**Set exercise**
Copy out the listing that follows, exactly, without its pictures.

**Data lines**
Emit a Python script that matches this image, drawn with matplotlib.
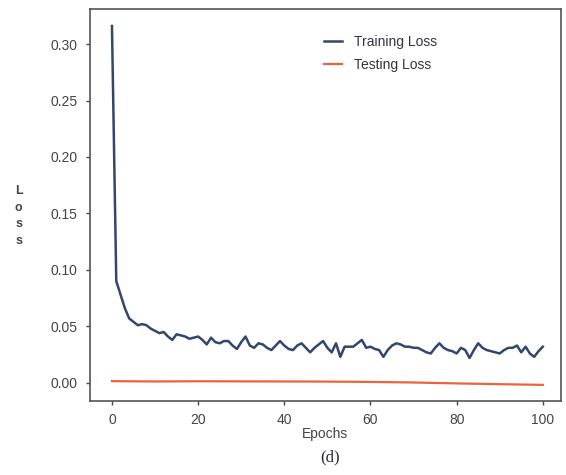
import numpy as np
import matplotlib
matplotlib.use('Agg')
import matplotlib.pyplot as plt

# training loss, one value per epoch 0..100
epochs = list(range(0, 101))
train_loss = [0.316, 0.090, 0.078, 0.066, 0.057, 0.054, 0.051, 0.052, 0.051, 0.048,
              0.046, 0.044, 0.045, 0.041, 0.038, 0.043, 0.042, 0.041, 0.039, 0.040,
              0.041, 0.038, 0.034, 0.040, 0.036, 0.035, 0.037, 0.037, 0.033, 0.030,
              0.036, 0.041, 0.033, 0.031, 0.035, 0.034, 0.031, 0.029, 0.033, 0.037,
              0.033, 0.030, 0.029, 0.033, 0.035, 0.031, 0.027, 0.031, 0.034, 0.037,
              0.031, 0.027, 0.035, 0.023, 0.032, 0.032, 0.032, 0.035, 0.038, 0.031,
              0.032, 0.030, 0.029, 0.023, 0.029, 0.033, 0.035, 0.034, 0.032, 0.032,
              0.031, 0.031, 0.029, 0.027, 0.026, 0.031, 0.035, 0.031, 0.029, 0.028,
              0.026, 0.031, 0.029, 0.022, 0.029, 0.035, 0.031, 0.029, 0.028, 0.027,
              0.026, 0.029, 0.031, 0.031, 0.033, 0.027, 0.032, 0.026, 0.023, 0.028,
              0.032]

test_epochs = [0, 10, 20, 30, 40, 50, 60, 70, 80, 90, 100]
test_loss = [0.0015, 0.0012, 0.0014, 0.0013, 0.0012, 0.0011, 0.0008, 0.0003, -0.0005, -0.0012, -0.0018]

xticks = [0, 20, 40, 60, 80, 100]
yticks = [0.00, 0.05, 0.10, 0.15, 0.20, 0.25, 0.30]

plt.rcParams['font.family'] = ['Liberation Sans', 'DejaVu Sans']

fig = plt.figure(figsize=(5.66, 4.75), dpi=100)
ax = fig.add_axes([0.159, 0.156, 0.832, 0.825])

ax.plot(epochs, train_loss, color='#34466e', linewidth=1.8, label='Training Loss')
ax.plot(test_epochs, test_loss, color='#e8643a', linewidth=1.6, label='Testing Loss')

ax.set_xlim(-5.1, 104.2)
ax.set_ylim(-0.016, 0.331)
ax.set_xticks(xticks)
ax.set_xticklabels([str(t) for t in xticks])
ax.set_yticks(yticks)
ax.set_yticklabels(['%.2f' % t for t in yticks])
ax.tick_params(labelsize=10, colors='#444444', length=3, width=1, pad=6)
for s in ax.spines.values():
    s.set_color('#555555')
    s.set_linewidth(1.2)

ax.set_xlabel('Epochs', fontsize=10, color='#444444', labelpad=0)
fig.text(0.033, 0.545, 'L\no\ns\ns', fontsize=9, fontweight='bold', color='#4a3f5c',
         ha='center', va='center', linespacing=1.5)

leg = ax.legend(loc='upper left', bbox_to_anchor=(0.47, 0.965), frameon=False,
                fontsize=10, handlelength=1.3, handletextpad=0.9, labelspacing=0.6)
for t in leg.get_texts():
    t.set_color('#333344')

fig.text(0.583, 0.038, '(d)', fontsize=12, family='Liberation Serif', color='#2a2a40',
         ha='center', va='center')

fig.savefig('out.png', dpi=100)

**Solution for this task**
Emit a Python script that matches this image, drawn with matplotlib.
import numpy as np
import matplotlib
matplotlib.use('Agg')
import matplotlib.pyplot as plt

# training loss, one value per epoch 0..100
epochs = list(range(0, 101))
train_loss = [0.316, 0.090, 0.078, 0.066, 0.057, 0.054, 0.051, 0.052, 0.051, 0.048,
              0.046, 0.044, 0.045, 0.041, 0.038, 0.043, 0.042, 0.041, 0.039, 0.040,
              0.041, 0.038, 0.034, 0.040, 0.036, 0.035, 0.037, 0.037, 0.033, 0.030,
              0.036, 0.041, 0.033, 0.031, 0.035, 0.034, 0.031, 0.029, 0.033, 0.037,
              0.033, 0.030, 0.029, 0.033, 0.035, 0.031, 0.027, 0.031, 0.034, 0.037,
              0.031, 0.027, 0.035, 0.023, 0.032, 0.032, 0.032, 0.035, 0.038, 0.031,
              0.032, 0.030, 0.029, 0.023, 0.029, 0.033, 0.035, 0.034, 0.032, 0.032,
              0.031, 0.031, 0.029, 0.027, 0.026, 0.031, 0.035, 0.031, 0.029, 0.028,
              0.026, 0.031, 0.029, 0.022, 0.029, 0.035, 0.031, 0.029, 0.028, 0.027,
              0.026, 0.029, 0.031, 0.031, 0.033, 0.027, 0.032, 0.026, 0.023, 0.028,
              0.032]

test_epochs = [0, 10, 20, 30, 40, 50, 60, 70, 80, 90, 100]
test_loss = [0.0015, 0.0012, 0.0014, 0.0013, 0.0012, 0.0011, 0.0008, 0.0003, -0.0005, -0.0012, -0.0018]

xticks = [0, 20, 40, 60, 80, 100]
yticks = [0.00, 0.05, 0.10, 0.15, 0.20, 0.25, 0.30]

plt.rcParams['font.family'] = ['Liberation Sans', 'DejaVu Sans']

fig = plt.figure(figsize=(5.66, 4.75), dpi=100)
ax = fig.add_axes([0.159, 0.156, 0.832, 0.825])

ax.plot(epochs, train_loss, color='#34466e', linewidth=1.8, label='Training Loss')
ax.plot(test_epochs, test_loss, color='#e8643a', linewidth=1.6, label='Testing Loss')

ax.set_xlim(-5.1, 104.2)
ax.set_ylim(-0.016, 0.331)
ax.set_xticks(xticks)
ax.set_xticklabels([str(t) for t in xticks])
ax.set_yticks(yticks)
ax.set_yticklabels(['%.2f' % t for t in yticks])
ax.tick_params(labelsize=10, colors='#444444', length=3, width=1, pad=6)
for s in ax.spines.values():
    s.set_color('#555555')
    s.set_linewidth(1.2)

ax.set_xlabel('Epochs', fontsize=10, color='#444444', labelpad=0)
fig.text(0.033, 0.545, 'L\no\ns\ns', fontsize=9, fontweight='bold', color='#4a3f5c',
         ha='center', va='center', linespacing=1.5)

leg = ax.legend(loc='upper left', bbox_to_anchor=(0.47, 0.965), frameon=False,
                fontsize=10, handlelength=1.3, handletextpad=0.9, labelspacing=0.6)
for t in leg.get_texts():
    t.set_color('#333344')

fig.text(0.583, 0.038, '(d)', fontsize=12, family='Liberation Serif', color='#2a2a40',
         ha='center', va='center')

fig.savefig('out.png', dpi=100)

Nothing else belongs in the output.